Exercise – Write out, word for word, the stretch of lines beginning at the one with "Recreate this image" and ending at the one with "77.5, 76.1, 76.4, 76.1]", omitting the images.
───── Given records ─────
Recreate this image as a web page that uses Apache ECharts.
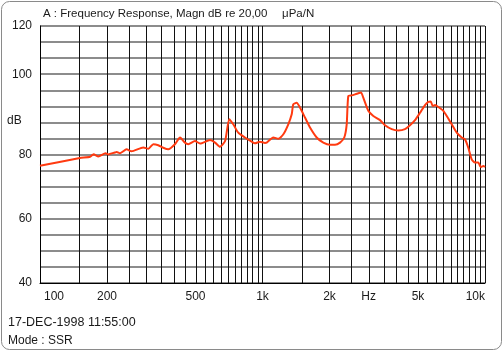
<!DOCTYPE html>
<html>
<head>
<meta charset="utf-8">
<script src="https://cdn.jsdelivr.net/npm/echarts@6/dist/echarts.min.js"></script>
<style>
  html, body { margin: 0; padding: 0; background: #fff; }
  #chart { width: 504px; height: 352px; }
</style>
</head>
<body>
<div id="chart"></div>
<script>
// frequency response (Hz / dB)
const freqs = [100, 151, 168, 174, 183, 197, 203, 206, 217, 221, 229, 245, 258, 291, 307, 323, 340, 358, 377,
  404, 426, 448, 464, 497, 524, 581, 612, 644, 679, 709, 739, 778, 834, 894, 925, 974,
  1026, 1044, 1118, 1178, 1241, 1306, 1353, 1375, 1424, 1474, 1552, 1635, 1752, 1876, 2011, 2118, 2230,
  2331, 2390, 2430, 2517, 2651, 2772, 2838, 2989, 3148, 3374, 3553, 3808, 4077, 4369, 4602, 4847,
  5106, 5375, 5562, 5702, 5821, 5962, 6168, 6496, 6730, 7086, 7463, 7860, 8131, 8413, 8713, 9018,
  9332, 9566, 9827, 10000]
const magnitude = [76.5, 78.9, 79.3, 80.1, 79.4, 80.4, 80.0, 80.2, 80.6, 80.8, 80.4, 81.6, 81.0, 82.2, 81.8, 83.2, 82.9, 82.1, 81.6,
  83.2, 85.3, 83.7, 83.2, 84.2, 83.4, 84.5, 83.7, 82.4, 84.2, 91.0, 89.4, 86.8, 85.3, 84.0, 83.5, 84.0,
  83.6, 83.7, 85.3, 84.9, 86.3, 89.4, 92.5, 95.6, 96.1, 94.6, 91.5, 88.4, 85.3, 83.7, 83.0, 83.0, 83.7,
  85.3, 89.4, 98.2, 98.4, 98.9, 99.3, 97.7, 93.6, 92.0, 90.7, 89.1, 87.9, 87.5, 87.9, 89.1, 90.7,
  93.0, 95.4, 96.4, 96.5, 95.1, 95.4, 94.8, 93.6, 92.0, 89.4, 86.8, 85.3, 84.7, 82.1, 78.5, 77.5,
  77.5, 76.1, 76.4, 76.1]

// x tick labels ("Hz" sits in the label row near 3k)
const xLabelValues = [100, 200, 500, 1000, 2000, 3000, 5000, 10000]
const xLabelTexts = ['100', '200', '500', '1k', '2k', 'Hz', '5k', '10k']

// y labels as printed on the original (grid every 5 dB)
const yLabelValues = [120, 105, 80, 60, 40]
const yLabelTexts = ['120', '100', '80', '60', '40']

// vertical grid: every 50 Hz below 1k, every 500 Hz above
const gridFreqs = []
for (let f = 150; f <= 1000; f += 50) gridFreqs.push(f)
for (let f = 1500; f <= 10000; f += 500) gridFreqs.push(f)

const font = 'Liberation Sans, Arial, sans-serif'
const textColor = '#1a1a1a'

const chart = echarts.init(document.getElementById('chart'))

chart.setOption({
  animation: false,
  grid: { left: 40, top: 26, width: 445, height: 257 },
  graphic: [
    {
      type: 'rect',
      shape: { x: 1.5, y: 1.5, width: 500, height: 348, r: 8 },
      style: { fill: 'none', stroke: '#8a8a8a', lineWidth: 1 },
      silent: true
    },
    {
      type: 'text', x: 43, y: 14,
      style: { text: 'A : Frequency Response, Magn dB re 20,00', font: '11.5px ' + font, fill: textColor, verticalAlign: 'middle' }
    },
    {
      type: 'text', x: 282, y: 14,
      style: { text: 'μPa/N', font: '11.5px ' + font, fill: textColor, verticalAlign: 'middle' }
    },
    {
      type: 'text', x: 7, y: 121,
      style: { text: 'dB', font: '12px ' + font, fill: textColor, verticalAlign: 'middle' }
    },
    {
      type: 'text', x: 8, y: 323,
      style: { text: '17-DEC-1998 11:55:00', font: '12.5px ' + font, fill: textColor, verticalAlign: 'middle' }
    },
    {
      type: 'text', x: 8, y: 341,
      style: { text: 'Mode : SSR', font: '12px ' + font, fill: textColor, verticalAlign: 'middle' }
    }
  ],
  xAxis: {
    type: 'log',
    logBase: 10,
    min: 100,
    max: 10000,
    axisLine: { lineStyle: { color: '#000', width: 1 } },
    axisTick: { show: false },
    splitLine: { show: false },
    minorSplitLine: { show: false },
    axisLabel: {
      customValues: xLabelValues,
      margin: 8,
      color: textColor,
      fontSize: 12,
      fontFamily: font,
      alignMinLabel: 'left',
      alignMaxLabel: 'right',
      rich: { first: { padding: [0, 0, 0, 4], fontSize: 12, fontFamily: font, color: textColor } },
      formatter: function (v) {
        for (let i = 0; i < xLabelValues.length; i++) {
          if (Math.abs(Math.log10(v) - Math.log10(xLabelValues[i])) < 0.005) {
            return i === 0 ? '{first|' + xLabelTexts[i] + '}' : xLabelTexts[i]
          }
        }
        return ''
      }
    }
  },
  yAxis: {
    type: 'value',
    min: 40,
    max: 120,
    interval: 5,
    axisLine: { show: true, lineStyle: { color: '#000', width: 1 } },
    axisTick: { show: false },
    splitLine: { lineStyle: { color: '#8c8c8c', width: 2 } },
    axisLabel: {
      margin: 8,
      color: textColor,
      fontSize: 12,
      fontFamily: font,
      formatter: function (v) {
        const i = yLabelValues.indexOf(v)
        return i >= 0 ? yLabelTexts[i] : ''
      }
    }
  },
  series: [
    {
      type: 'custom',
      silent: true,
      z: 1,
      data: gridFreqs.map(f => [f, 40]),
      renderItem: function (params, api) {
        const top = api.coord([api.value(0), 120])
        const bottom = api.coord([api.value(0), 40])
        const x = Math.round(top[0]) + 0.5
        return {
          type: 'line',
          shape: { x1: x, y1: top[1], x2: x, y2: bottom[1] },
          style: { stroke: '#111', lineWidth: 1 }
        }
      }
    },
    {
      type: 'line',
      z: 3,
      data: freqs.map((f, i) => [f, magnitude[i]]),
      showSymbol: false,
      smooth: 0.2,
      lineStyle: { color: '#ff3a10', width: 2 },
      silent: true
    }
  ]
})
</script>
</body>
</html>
─────
───── Given records ─────
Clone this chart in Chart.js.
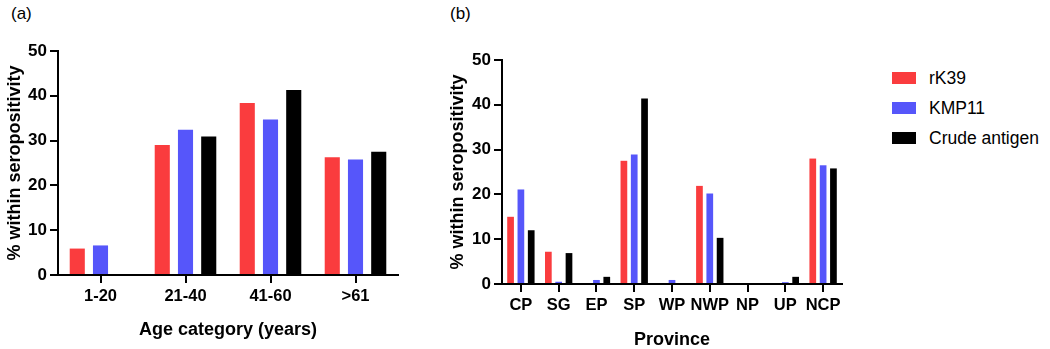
─────
Solution for this task –
Recreate this image as a web page that uses Apache ECharts.
<!DOCTYPE html>
<html>
<head>
<meta charset="utf-8">
<script src="https://cdn.jsdelivr.net/npm/echarts@6/dist/echarts.min.js"></script>
<style>
  html, body { margin: 0; padding: 0; background: #fff; }
  #chart { width: 504px; height: 352px; }
</style>
</head>
<body>
<div id="chart"></div>
<script>
// frequency response (Hz / dB)
const freqs = [100, 151, 168, 174, 183, 197, 203, 206, 217, 221, 229, 245, 258, 291, 307, 323, 340, 358, 377,
  404, 426, 448, 464, 497, 524, 581, 612, 644, 679, 709, 739, 778, 834, 894, 925, 974,
  1026, 1044, 1118, 1178, 1241, 1306, 1353, 1375, 1424, 1474, 1552, 1635, 1752, 1876, 2011, 2118, 2230,
  2331, 2390, 2430, 2517, 2651, 2772, 2838, 2989, 3148, 3374, 3553, 3808, 4077, 4369, 4602, 4847,
  5106, 5375, 5562, 5702, 5821, 5962, 6168, 6496, 6730, 7086, 7463, 7860, 8131, 8413, 8713, 9018,
  9332, 9566, 9827, 10000]
const magnitude = [76.5, 78.9, 79.3, 80.1, 79.4, 80.4, 80.0, 80.2, 80.6, 80.8, 80.4, 81.6, 81.0, 82.2, 81.8, 83.2, 82.9, 82.1, 81.6,
  83.2, 85.3, 83.7, 83.2, 84.2, 83.4, 84.5, 83.7, 82.4, 84.2, 91.0, 89.4, 86.8, 85.3, 84.0, 83.5, 84.0,
  83.6, 83.7, 85.3, 84.9, 86.3, 89.4, 92.5, 95.6, 96.1, 94.6, 91.5, 88.4, 85.3, 83.7, 83.0, 83.0, 83.7,
  85.3, 89.4, 98.2, 98.4, 98.9, 99.3, 97.7, 93.6, 92.0, 90.7, 89.1, 87.9, 87.5, 87.9, 89.1, 90.7,
  93.0, 95.4, 96.4, 96.5, 95.1, 95.4, 94.8, 93.6, 92.0, 89.4, 86.8, 85.3, 84.7, 82.1, 78.5, 77.5,
  77.5, 76.1, 76.4, 76.1]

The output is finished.